I've tried to do quick research and the method of generating random primes seems to have been added between FIPS 186-2 and FIPS 186-3. Since FIPS 186-3 only came out (approved not draft) in 2009 its probably, feel free to prove this extrapolation wrong, that these older key pairs could've been generated by an older toolkit, or in a time where this random prime generation recommendation was unknown. So once again we're bitten by these multi-year certificates.
Have they ruled out the cause as a buggy or backdoored key generator? Or running down the cause left for some future research?
Maybe it's a good idea to tag a public key with the software/version used to create it. Debian fiasco keys are easy to pick out - the entropy was so low that the bad keys can be enumerated. This new attack relies on any small weakness in the distribution of primes, and it seems quite hard to track down responsible versions of software.
I wonder how many of these shared factors aren't the actual value of p or q chosen at generation time (primality tests are probabilistic).
I'm a full-disclosure guy at heart, but why would I want to advertise to the attacker my potential weaknesses?
Wouldn't I find my own personal selfish security is maximized when I falsify that field when generating my keys?

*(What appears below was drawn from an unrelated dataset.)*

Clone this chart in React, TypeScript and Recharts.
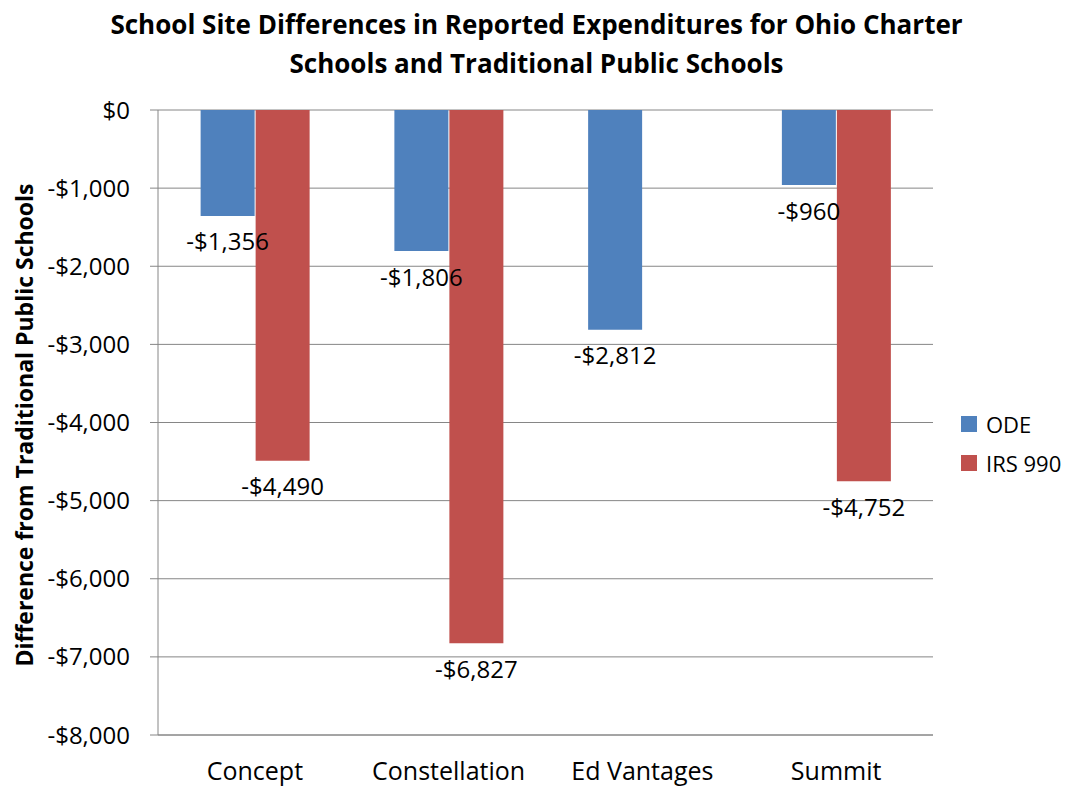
import { BarChart, Bar, XAxis, YAxis, CartesianGrid, LabelList } from 'recharts'

const schools = ['Concept', 'Constellation', 'Ed Vantages', 'Summit']
const odeValues = [-1356, -1806, -2812, -960]
const irsValues: Array<number | null> = [-4490, -6827, null, -4752]
const yTicks = [0, -1000, -2000, -3000, -4000, -5000, -6000, -7000, -8000]

const data = schools.map((name, i) => ({ name, ode: odeValues[i], irs: irsValues[i] }))

const FONT = '"Open Sans", sans-serif'
const BLUE = '#4F81BD'
const RED = '#C0504D'
const GRID = '#868686'

function money(v: number) {
  if (v === 0) return '$0'
  const s = Math.abs(v).toLocaleString('en-US')
  return (v < 0 ? '-$' : '$') + s
}

function BelowLabel(props: any) {
  const { x, y, width, height, value } = props
  if (value == null) return null
  const bottom = Math.max(y, y + height)
  return (
    <text
      x={x + width / 2}
      y={bottom + 25}
      textAnchor="middle"
      dominantBaseline="central"
      fontSize={24}
      fontFamily={FONT}
      fill="#000"
    >
      {money(value)}
    </text>
  )
}

// legend drawn outside the chart so recharts doesn't shrink the plot for it
function LegendBox() {
  const items = [
    { label: 'ODE', color: BLUE },
    { label: 'IRS 990', color: RED },
  ]
  return (
    <div style={{ position: 'absolute', left: 961, top: 404, fontFamily: FONT, fontSize: 22 }}>
      {items.map(it => (
        <div key={it.label} style={{ display: 'flex', alignItems: 'center', height: 39 }}>
          <span style={{ width: 16, height: 16, background: it.color, marginRight: 9 }} />
          <span>{it.label}</span>
        </div>
      ))}
    </div>
  )
}

export default function App() {
  return (
    <div style={{ position: 'absolute', left: 0, top: 0, width: 1073, height: 788, background: '#fff' }}>
      <div
        style={{
          position: 'absolute',
          left: 0,
          top: 5,
          width: 1073,
          textAlign: 'center',
          fontFamily: FONT,
          fontWeight: 700,
          fontSize: 26,
          lineHeight: '39px',
          color: '#000',
        }}
      >
        School Site Differences in Reported Expenditures for Ohio Charter
        <br />
        Schools and Traditional Public Schools
      </div>
      <div
        style={{
          position: 'absolute',
          left: 24,
          top: 425,
          transform: 'translate(-50%, -50%) rotate(-90deg)',
          whiteSpace: 'nowrap',
          fontFamily: FONT,
          fontWeight: 700,
          fontSize: 23,
          color: '#000',
        }}
      >
        Difference from Traditional Public Schools
      </div>
      <BarChart
        width={1073}
        height={788}
        data={data}
        margin={{ top: 110, right: 140, bottom: 0, left: 0 }}
        barCategoryGap="22%"
        barGap={1}
      >
        <CartesianGrid vertical={false} stroke={GRID} />
        <XAxis
          dataKey="name"
          height={53}
          tickLine={false}
          axisLine={{ stroke: GRID }}
          tickSize={0}
          tickMargin={27}
          tick={{ fontSize: 25, fontFamily: FONT, fill: '#000' }}
          interval={0}
        />
        <YAxis
          width={158}
          domain={[-8000, 0]}
          ticks={yTicks}
          tickFormatter={money}
          tickSize={8}
          tickMargin={20}
          tickLine={{ stroke: GRID }}
          axisLine={{ stroke: GRID }}
          tick={{ fontSize: 24, fontFamily: FONT, fill: '#000' }}
          interval={0}
        />
        <Bar dataKey="ode" name="ODE" fill={BLUE} isAnimationActive={false}>
          <LabelList dataKey="ode" content={<BelowLabel />} />
        </Bar>
        <Bar dataKey="irs" name="IRS 990" fill={RED} isAnimationActive={false}>
          <LabelList dataKey="irs" content={<BelowLabel />} />
        </Bar>
      </BarChart>
      <LegendBox />
    </div>
  )
}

It depends if you're the type of user who would like to rely on hearing themselves that their keys are vulnerable because of the software used or if you're the type of user who would like to be informed by an automated script that their keys are vulnerable.
I am guessing there are many in the latter category and a few in the former category but at the same time most of the people who decide these things will live in the former.
As for you, marshray, personally, I'm going to go with yes. But does that really make things worse for those who opt in to the potential for notifications? I think you can make your security tradeoff and others can make theirs and both categories of users will end up happy.
To see if it could potentially be a afflicted version of a toolkit, a scatter plot of dates and frequencies of these shared primes would provide a little more information.